Since that time, however, the musical world in which Shorter works has changed drastically: Jazz neoclassicists such as Wynton Marsalis and Marcus Roberts have edged Shorter’s jazz-fusion idiom almost entirely out of the spotlight. Miles Davis, Shorter’s artistic collaborator in the ’60s and musical kindred spirit thereafter, died in 1991, at age 65.
Shorter ultimately has been marginalized, despite his heated attempts to breathe life into rock-tinged fusion.
That much was apparent throughout Shorter’s wearying show Monday night at the Park West, where the high volume and sonic frenzy of his quintet’s performance could not mask the artistic vacuum at its core.
There were moments in this show, which drew a large crowd of admirers, in which one barely could believe that an artist of Shorter’s stature was toiling on soprano and tenor saxophones. The long, bleating, repeated-pitch high notes may have roused his audience to noisy ovations, but these applause-begging gestures said precious little musically.
So too the simple, diatonic lines that defined most of Shorter’s solos, the long and pregnant silences between phrases, the startlingly simplistic harmonic undercurrents of this music.
Although Shorter stood as leader of this group, in many ways he was the follower, sharing many–if not most–of his solo lines with guitarist David Gilmore. Shorter and Gilmore threw off even the most fast-moving, mercurial themes with impressive technical precision, but the musical effect was limited. Beyond robbing these passages of any sense of spontaneity, they implied that Shorter wanted to mask his reed work underneath Gilmore’s scorching guitar lines.
Strangely enough, that may not have been a bad idea, considering that Gilmore and electric bassist Alphonso Johnson truly drove this band. Gilmore’s solos proved musically complex and bristling with the spirit of invention, surely capturing the attention even of listeners unseduced by the jazz-fusion idiom.
Perhaps the most disheartening aspect of Shorter’s show owed to the very nature of his compositions, which were drawn mostly from his recent “High Life” CD. Tunes such as “At the Fair” and “Maya” lacked the exquisite melodic contours, harmonic subtlety and fervency of expression that have marked Shorter’s work at least from the mid-’60s.

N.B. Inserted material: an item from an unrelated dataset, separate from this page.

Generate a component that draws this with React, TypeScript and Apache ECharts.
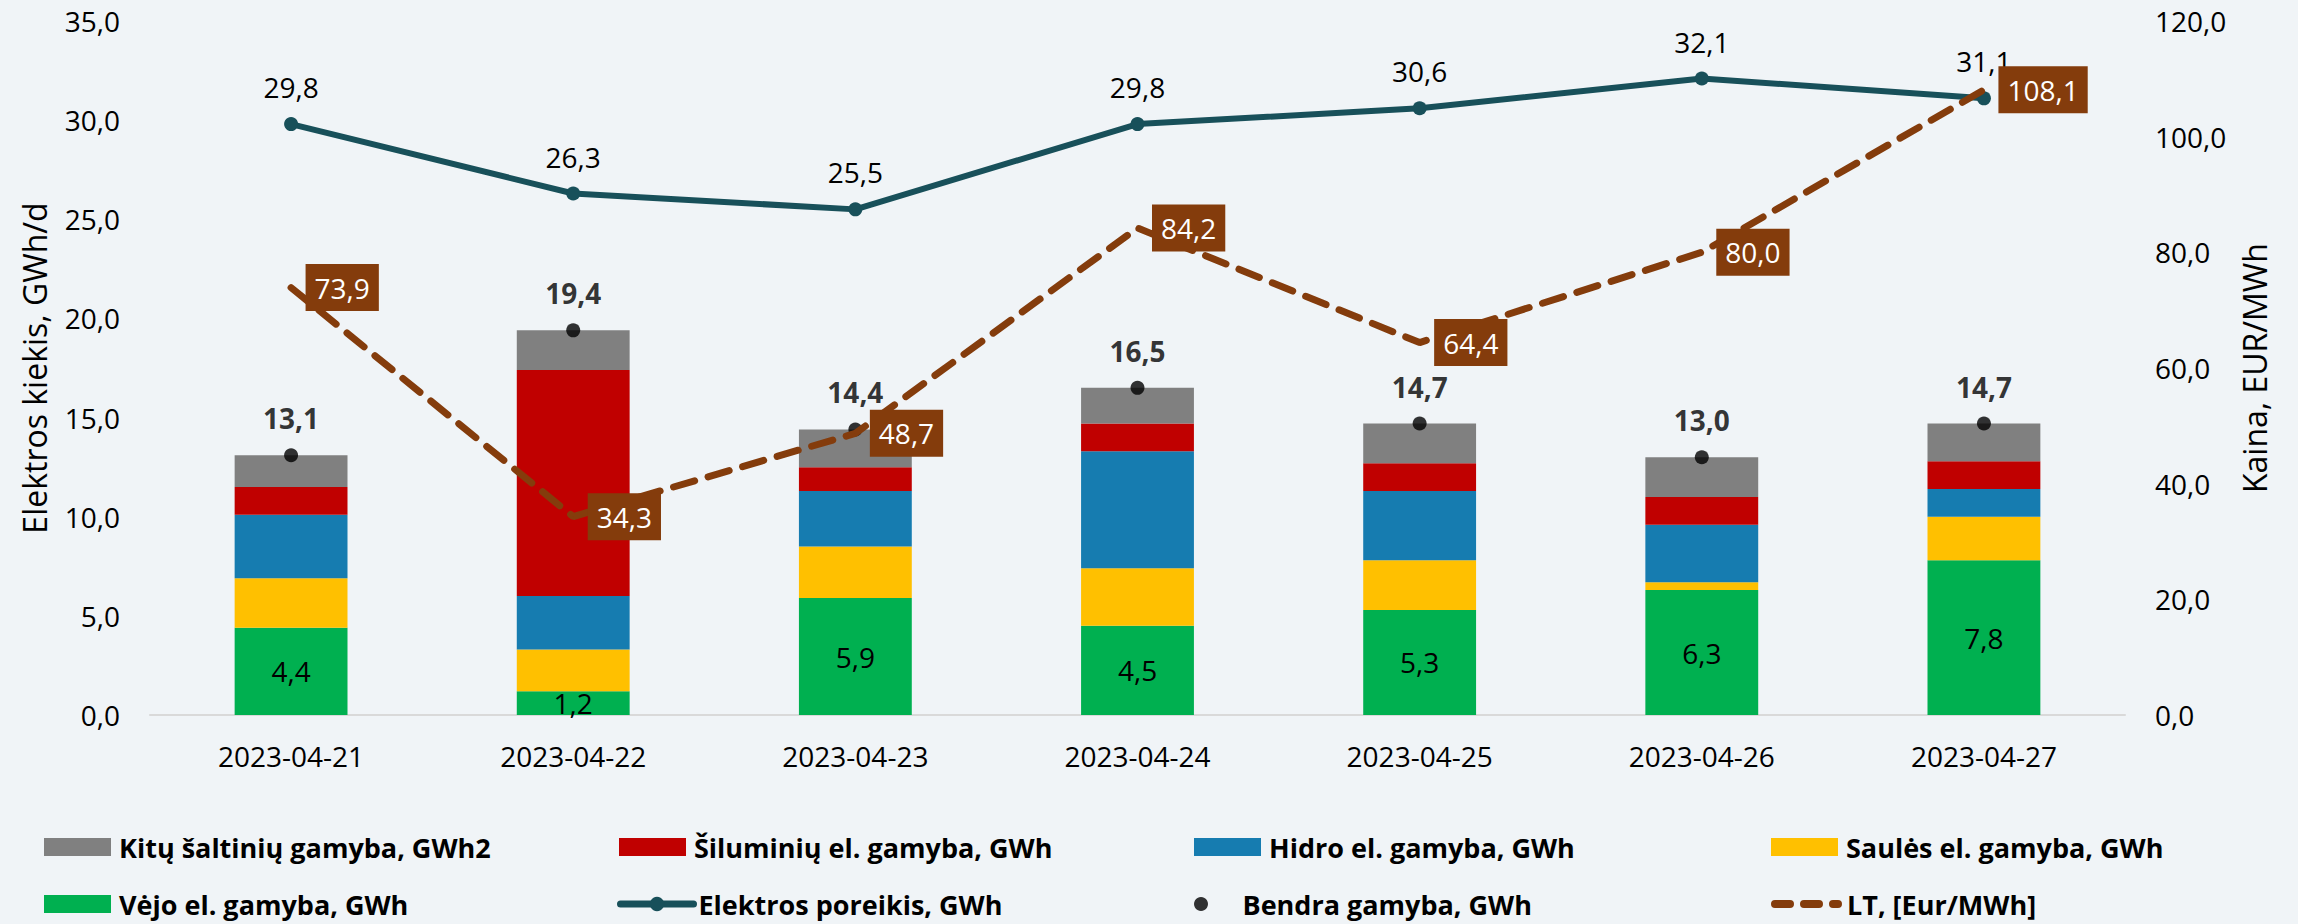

And in “Pandora Awakens,” Shorter and his band leaned so far toward the most commercial excesses of rock–complete with slashing percussion backbeat, mundane melodic hooks and blasting decibel levels–that one wondered why Shorter even took the stage. The band could have handled this fare just fine without him.
It all eerily evoked the strange and generally frustrating concerts that Miles Davis gave during the last few years of his life. Content to substitute high-volume ensemble playing for genuine instrumental interplay, Davis left many of his most ardent fans wishing he hadn’t stooped so low in the name of commerce.
Shorter appears to be heading down the same path, a pity in light of the man’s gifts.